(Records excerpted from a collection)

▬▬▬▬▬▬▬▬▬▬

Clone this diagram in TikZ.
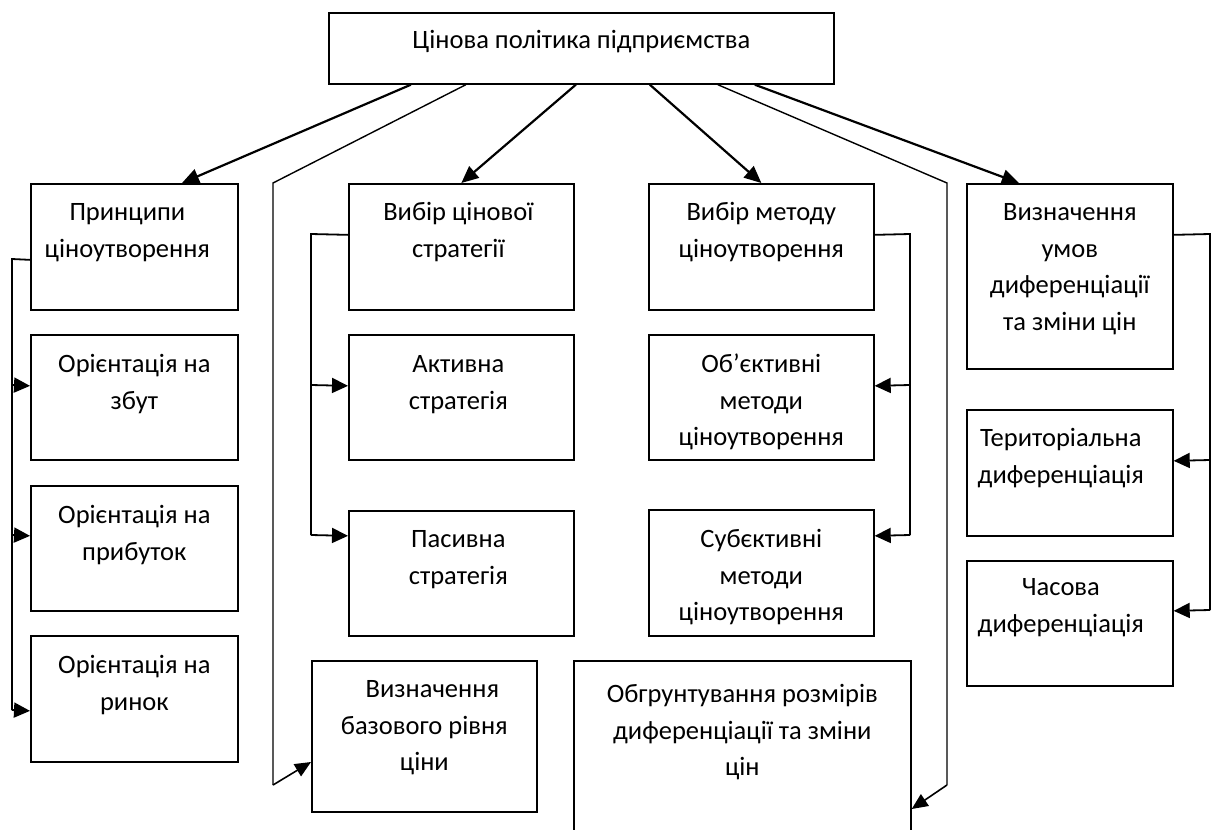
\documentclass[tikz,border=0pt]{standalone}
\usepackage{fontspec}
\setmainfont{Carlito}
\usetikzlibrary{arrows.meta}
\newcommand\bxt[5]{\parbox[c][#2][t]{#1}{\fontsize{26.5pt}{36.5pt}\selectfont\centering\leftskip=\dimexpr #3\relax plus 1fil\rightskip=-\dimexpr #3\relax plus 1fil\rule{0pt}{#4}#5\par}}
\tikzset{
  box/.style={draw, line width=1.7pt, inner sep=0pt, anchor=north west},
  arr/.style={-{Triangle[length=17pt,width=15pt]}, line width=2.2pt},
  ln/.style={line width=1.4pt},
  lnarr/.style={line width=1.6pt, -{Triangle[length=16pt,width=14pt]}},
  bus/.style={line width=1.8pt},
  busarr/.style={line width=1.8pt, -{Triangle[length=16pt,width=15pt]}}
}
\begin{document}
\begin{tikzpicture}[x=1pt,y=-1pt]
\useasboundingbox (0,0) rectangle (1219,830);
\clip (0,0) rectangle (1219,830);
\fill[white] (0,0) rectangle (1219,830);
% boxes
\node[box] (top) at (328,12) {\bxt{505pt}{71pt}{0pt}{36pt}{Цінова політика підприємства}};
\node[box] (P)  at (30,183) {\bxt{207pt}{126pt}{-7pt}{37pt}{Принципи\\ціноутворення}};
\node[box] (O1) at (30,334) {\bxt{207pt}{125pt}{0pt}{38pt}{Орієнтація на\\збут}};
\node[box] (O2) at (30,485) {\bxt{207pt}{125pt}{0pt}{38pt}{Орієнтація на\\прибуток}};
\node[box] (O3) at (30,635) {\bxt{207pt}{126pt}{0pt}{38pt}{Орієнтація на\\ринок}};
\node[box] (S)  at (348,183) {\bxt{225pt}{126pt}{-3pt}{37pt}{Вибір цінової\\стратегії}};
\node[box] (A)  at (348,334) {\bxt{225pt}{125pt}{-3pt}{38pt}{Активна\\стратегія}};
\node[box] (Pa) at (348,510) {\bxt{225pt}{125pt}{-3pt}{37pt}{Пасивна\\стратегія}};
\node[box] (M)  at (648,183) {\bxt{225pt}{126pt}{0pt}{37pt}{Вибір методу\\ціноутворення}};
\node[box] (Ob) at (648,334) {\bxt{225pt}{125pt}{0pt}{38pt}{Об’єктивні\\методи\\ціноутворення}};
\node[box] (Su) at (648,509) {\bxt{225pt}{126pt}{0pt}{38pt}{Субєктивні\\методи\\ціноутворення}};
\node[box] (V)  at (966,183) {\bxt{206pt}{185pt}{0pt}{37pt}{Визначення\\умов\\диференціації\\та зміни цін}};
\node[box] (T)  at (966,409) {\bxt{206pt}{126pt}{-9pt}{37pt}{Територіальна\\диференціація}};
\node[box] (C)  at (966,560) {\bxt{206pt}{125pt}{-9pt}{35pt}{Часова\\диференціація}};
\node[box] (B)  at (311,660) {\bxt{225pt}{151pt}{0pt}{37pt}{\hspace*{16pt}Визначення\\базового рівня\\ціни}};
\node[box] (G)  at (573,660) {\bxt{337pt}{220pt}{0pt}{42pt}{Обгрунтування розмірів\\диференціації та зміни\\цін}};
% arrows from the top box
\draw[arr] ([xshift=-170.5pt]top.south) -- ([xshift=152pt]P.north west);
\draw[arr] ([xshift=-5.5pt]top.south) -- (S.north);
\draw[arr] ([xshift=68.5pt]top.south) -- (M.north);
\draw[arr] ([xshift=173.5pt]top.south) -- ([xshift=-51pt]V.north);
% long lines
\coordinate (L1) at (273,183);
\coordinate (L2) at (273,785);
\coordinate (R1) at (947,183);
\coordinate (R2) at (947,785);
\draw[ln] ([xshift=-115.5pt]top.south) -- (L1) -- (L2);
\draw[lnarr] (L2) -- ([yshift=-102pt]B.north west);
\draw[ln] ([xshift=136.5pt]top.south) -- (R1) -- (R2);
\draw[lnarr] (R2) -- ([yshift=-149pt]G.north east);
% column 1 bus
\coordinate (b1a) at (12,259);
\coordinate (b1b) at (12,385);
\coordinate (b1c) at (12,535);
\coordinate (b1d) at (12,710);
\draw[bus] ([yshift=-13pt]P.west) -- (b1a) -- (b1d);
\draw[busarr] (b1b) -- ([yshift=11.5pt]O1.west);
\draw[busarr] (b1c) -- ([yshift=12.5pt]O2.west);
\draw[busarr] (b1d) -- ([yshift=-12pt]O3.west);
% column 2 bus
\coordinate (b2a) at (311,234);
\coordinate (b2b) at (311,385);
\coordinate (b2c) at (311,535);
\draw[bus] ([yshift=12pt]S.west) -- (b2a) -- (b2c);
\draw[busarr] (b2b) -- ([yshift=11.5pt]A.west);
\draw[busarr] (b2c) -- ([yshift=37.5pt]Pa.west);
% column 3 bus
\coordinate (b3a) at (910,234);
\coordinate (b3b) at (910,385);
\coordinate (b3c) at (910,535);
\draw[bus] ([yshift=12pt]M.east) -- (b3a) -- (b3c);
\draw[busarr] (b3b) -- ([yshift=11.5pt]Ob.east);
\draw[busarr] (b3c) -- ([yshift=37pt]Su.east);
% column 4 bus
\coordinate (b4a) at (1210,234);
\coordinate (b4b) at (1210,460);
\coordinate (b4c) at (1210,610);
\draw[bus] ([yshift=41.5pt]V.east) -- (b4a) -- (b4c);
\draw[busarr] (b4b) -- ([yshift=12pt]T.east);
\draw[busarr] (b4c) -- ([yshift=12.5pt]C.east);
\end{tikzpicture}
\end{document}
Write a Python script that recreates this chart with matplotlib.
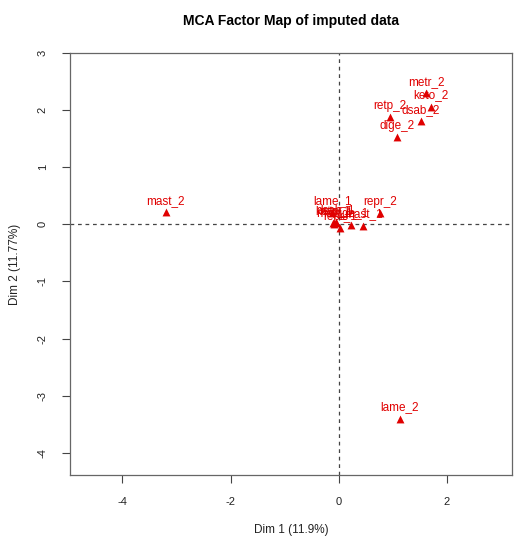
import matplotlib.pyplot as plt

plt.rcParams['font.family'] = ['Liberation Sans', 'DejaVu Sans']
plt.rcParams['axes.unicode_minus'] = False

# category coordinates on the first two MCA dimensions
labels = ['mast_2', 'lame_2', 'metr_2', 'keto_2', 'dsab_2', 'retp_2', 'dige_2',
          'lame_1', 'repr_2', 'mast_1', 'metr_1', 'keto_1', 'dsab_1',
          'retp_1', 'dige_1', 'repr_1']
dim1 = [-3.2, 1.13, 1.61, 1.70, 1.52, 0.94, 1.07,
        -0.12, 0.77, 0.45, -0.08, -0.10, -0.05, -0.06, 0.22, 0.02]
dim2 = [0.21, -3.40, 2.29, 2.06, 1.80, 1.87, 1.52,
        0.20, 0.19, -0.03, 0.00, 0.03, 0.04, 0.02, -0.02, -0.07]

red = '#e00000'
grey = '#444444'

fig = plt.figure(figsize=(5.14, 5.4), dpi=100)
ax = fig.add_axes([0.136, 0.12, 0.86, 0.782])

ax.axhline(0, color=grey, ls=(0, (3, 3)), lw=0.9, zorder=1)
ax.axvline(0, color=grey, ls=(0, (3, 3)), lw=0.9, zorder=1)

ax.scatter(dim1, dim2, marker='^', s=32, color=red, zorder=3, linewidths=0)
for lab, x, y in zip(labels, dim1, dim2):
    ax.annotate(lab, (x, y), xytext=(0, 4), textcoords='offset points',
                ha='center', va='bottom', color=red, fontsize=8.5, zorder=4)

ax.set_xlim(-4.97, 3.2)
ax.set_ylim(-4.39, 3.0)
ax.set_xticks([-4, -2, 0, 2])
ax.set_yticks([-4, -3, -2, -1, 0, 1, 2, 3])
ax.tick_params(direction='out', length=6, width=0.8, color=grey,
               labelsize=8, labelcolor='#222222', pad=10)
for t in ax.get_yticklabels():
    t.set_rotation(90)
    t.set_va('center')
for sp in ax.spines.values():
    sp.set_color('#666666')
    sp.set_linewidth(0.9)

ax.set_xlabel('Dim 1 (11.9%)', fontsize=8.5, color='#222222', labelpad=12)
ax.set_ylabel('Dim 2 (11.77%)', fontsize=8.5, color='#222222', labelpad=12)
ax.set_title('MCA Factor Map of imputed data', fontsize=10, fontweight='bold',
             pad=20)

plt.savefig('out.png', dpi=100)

▬▬▬▬▬▬▬▬▬▬

YOUR OBJECTIVE: Skip all pictures. Retype exactly the span whose first line is the one with "Write a Python" and whose last line is the one with "ha='center', va='bottom', color=red, fontsize=8.5, zorder=4)".

CORRECT RESULT:
Write a Python script that recreates this chart with matplotlib.
import matplotlib.pyplot as plt

plt.rcParams['font.family'] = ['Liberation Sans', 'DejaVu Sans']
plt.rcParams['axes.unicode_minus'] = False

# category coordinates on the first two MCA dimensions
labels = ['mast_2', 'lame_2', 'metr_2', 'keto_2', 'dsab_2', 'retp_2', 'dige_2',
          'lame_1', 'repr_2', 'mast_1', 'metr_1', 'keto_1', 'dsab_1',
          'retp_1', 'dige_1', 'repr_1']
dim1 = [-3.2, 1.13, 1.61, 1.70, 1.52, 0.94, 1.07,
        -0.12, 0.77, 0.45, -0.08, -0.10, -0.05, -0.06, 0.22, 0.02]
dim2 = [0.21, -3.40, 2.29, 2.06, 1.80, 1.87, 1.52,
        0.20, 0.19, -0.03, 0.00, 0.03, 0.04, 0.02, -0.02, -0.07]

red = '#e00000'
grey = '#444444'

fig = plt.figure(figsize=(5.14, 5.4), dpi=100)
ax = fig.add_axes([0.136, 0.12, 0.86, 0.782])

ax.axhline(0, color=grey, ls=(0, (3, 3)), lw=0.9, zorder=1)
ax.axvline(0, color=grey, ls=(0, (3, 3)), lw=0.9, zorder=1)

ax.scatter(dim1, dim2, marker='^', s=32, color=red, zorder=3, linewidths=0)
for lab, x, y in zip(labels, dim1, dim2):
    ax.annotate(lab, (x, y), xytext=(0, 4), textcoords='offset points',
                ha='center', va='bottom', color=red, fontsize=8.5, zorder=4)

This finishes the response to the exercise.